In other words, if you cut taxes, but do nothing else (e.g., do not borrow money to maintain government spending), what will the ‘pure effect’ of a tax cut be on GDP? Answer: it will decline.
Tax cuts are contractionary because governments cannot spend money that they do not have. If taxes are cut and nothing else is done to sustain government spending, then government spending is going to drop by the amount of the drop in tax revenue.
Because not all of the tax ‘refund’ will be spent (some of the money will be removed from the economy by savers), the increase in consumption C generated by the tax cut is going to be less than the drop in government spending G that will also be caused by the tax cut.
That, my friends, is what we call a contractionary effect, a caused drop in GDP that is initiated solely by a reduction in taxes collected.
Raising taxes, on the other hand, is expansionary if at least some of the tax revenues collected by the government would have been saved. The increase in G is greater than the drop in C.
Money that would otherwise have been removed from the economy by savers is spent, instead, by the government. The result is a net increase in aggregate demand, in GDP, and that is the very definition of the term ‘fiscal stimulus.’
This consequence of raising taxes is precisely the opposite of what Republican politicians have been telling us for decades. ("Oh, the last thing you want to do during a recession is increase taxes!!")
It is true that if the government cuts taxes while maintaining its spending levels with borrowed funds, a net stimulus to the economy is generated, but none of the increase in GDP effected by this fiscal policy ‘combo initiative’ can be rationally attributed to the tax cut.
All of the stimulus effect we would observe would be derived from the spending of borrowed money, money that had been removed from the economy by savers.
Tax cuts BY THEMSELVES are always contractionary (or at least, never expansionary).
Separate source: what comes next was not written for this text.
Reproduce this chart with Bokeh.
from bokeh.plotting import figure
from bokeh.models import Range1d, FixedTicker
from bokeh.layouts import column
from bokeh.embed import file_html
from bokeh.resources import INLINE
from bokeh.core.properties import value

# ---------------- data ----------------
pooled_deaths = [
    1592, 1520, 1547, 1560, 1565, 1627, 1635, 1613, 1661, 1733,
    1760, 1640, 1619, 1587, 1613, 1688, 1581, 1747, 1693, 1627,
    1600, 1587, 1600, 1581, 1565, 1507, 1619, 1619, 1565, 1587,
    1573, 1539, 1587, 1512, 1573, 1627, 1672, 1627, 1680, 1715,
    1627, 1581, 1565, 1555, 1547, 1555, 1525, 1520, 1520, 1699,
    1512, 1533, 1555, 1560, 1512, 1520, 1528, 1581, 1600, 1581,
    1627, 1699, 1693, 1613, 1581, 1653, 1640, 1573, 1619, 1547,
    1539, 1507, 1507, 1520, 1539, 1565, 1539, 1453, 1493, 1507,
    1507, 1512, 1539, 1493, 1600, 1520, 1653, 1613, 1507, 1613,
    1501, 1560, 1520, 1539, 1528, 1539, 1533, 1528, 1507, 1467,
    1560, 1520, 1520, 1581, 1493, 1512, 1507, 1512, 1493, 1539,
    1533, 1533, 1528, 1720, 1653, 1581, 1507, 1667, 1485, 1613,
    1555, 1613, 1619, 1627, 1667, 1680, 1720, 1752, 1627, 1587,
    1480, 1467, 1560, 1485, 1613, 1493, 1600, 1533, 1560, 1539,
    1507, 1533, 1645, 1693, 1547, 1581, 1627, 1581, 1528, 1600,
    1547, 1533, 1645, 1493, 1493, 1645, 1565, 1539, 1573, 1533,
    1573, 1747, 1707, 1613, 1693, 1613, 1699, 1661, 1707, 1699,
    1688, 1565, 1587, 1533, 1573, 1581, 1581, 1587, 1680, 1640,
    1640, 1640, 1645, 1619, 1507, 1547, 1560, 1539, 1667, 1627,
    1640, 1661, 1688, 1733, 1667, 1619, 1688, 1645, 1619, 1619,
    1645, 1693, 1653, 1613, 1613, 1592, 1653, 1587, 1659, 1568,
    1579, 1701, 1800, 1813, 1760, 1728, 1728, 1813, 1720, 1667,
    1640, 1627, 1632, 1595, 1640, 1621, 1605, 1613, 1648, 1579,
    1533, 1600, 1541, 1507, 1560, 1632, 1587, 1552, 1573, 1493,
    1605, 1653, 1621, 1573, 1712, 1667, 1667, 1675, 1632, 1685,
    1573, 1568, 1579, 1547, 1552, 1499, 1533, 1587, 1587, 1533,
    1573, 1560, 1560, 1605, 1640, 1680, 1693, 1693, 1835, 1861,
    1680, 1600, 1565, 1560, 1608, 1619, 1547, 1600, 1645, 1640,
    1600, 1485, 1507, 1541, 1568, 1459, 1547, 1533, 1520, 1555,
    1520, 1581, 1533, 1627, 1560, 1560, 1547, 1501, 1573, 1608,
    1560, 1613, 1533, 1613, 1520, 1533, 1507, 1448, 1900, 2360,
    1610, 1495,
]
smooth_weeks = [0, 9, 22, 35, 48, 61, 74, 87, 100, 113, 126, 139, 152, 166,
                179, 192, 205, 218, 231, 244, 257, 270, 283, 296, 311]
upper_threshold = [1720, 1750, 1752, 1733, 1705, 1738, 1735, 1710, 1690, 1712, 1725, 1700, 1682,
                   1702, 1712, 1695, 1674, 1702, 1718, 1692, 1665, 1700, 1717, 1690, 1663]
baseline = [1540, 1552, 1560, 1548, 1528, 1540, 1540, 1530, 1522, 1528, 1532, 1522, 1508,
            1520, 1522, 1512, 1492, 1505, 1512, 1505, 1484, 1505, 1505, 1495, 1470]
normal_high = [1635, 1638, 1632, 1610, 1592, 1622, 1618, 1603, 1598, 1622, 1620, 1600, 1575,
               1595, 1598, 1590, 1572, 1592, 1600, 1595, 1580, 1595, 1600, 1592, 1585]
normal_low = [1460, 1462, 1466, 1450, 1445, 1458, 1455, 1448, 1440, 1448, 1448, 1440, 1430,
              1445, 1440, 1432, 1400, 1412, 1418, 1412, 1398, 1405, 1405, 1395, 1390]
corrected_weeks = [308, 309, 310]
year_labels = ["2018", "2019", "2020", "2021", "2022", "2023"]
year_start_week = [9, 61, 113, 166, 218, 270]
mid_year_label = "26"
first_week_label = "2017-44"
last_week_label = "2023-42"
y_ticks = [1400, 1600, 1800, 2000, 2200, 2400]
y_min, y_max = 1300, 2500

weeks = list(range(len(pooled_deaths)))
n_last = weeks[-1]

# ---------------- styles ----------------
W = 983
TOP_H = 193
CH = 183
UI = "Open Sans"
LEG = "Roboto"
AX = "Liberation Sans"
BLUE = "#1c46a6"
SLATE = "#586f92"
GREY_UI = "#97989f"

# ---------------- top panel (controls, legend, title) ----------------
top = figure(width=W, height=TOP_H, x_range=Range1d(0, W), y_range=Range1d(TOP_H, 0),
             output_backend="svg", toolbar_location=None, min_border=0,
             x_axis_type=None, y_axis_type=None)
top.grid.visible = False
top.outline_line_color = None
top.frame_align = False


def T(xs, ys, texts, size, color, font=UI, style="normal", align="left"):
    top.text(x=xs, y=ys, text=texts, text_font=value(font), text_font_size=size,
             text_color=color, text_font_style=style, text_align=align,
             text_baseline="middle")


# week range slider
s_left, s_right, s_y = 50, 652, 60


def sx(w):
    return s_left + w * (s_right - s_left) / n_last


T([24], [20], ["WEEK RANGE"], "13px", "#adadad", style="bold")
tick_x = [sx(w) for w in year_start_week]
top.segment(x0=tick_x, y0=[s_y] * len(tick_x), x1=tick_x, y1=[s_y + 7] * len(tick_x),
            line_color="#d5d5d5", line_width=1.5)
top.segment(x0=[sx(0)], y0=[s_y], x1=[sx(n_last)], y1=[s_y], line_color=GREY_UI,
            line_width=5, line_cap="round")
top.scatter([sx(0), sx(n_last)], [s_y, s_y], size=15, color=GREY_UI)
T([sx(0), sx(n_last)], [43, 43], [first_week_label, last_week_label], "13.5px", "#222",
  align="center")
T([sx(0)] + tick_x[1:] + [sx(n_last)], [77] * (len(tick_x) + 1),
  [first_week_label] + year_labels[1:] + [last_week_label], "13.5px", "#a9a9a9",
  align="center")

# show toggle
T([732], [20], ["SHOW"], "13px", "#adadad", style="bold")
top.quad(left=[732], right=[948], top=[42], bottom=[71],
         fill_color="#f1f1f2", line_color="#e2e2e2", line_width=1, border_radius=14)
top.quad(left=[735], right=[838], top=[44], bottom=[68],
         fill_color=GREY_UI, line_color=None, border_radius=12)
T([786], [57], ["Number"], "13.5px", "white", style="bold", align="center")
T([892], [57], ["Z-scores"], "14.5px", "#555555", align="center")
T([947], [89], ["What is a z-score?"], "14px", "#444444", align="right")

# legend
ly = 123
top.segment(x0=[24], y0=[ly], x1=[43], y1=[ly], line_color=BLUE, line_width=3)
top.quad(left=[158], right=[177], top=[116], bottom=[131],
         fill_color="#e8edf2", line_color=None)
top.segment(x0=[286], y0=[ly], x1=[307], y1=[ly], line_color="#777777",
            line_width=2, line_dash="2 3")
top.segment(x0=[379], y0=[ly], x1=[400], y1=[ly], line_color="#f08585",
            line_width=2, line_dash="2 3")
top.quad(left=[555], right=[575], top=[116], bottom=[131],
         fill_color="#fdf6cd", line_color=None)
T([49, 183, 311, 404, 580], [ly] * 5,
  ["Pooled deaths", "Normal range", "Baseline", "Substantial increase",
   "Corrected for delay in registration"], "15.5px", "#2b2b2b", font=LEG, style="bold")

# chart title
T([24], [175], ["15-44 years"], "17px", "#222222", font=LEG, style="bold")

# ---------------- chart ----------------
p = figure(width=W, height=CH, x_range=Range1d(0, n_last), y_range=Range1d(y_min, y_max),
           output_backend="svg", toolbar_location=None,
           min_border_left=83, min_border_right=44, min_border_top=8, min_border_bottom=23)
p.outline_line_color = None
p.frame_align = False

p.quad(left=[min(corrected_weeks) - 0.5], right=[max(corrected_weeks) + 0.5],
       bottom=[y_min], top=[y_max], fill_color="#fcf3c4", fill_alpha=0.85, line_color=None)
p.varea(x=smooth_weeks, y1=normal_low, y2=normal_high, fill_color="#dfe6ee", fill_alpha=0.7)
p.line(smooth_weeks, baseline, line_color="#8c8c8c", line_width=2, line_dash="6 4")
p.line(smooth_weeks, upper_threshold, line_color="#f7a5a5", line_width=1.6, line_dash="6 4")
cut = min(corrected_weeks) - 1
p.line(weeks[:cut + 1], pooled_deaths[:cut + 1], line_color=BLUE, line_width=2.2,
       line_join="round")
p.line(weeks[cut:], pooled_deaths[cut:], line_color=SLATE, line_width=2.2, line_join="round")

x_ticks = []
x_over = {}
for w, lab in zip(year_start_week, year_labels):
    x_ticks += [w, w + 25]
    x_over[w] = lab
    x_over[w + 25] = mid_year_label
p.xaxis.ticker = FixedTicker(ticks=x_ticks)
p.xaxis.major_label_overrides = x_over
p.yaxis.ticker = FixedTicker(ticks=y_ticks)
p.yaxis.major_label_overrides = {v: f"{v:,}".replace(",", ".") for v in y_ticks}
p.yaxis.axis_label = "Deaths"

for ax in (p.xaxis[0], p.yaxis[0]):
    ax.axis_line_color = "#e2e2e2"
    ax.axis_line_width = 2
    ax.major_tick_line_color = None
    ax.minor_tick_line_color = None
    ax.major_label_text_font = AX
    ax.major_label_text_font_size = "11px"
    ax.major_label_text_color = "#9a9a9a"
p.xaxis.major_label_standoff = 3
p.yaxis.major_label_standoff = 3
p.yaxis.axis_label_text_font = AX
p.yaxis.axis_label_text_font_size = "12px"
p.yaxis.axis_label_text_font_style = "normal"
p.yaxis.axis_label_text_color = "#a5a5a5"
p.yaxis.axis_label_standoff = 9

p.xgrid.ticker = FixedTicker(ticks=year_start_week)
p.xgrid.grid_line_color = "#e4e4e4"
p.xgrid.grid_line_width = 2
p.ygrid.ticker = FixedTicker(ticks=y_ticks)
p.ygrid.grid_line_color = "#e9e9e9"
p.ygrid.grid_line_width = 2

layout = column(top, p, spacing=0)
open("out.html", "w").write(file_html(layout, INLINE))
But when the government borrows money to finance a tax cut, the stimulative effect of spending borrowed money is usually enough to overcome the contractionary effect of the tax cut (sometimes only barely: see The Bush Years).
If a government (e.g., Greece) wants to reduce the amount of money it borrows at the same time that it is giving a stimulus to the economy, it has no choice but to increase government spending and finance that additional spending on infrastructure through tax hikes on rich people.
Imagine, for example, if equal amounts of additional revenues generated by a tax hike were spent by the government on (1) entitlement spending and on (2) new spending on infrastructure.
The new tax revenues spent on 'old spending commitments' would reduce the government's total borrowing needs by an equal amount.
The new tax revenues spent on new infrastructure would provide a true economic investment to the nation at the same time that government debt is being reduced.
Again, the consumption C of rich people would drop, but it would be more than made up for by the increase in government spending G that would also occur.
The empirical evidence available supports the claim that tax cuts are contractionary and tax hikes are stimulative, especially when the tax cuts/hikes affect primarily rich people.
Paul Krugman put together a nice graph that illustrates this cause and effect relationship quite clearly.
It is certainly not unexpected that Republican economists/politicians would use specious arguments to justify their self-serving policy proposals.
But what excuse do ‘left-leaning’ economists have for meekly accepting the clever political efforts of right-wing economists to depict their contractionary agenda (tax cuts) as stimulative by combining it with an initiative that actually is stimulative?
(…and then they turn around and condemn the one thing that makes a tax cut economically justifiable and politically palatable: the borrowing...)
I can only hope that one day lefty economists will match the political saavy of Republican economists and take away their specious “tax cuts stimulate the economy” claim once and for all.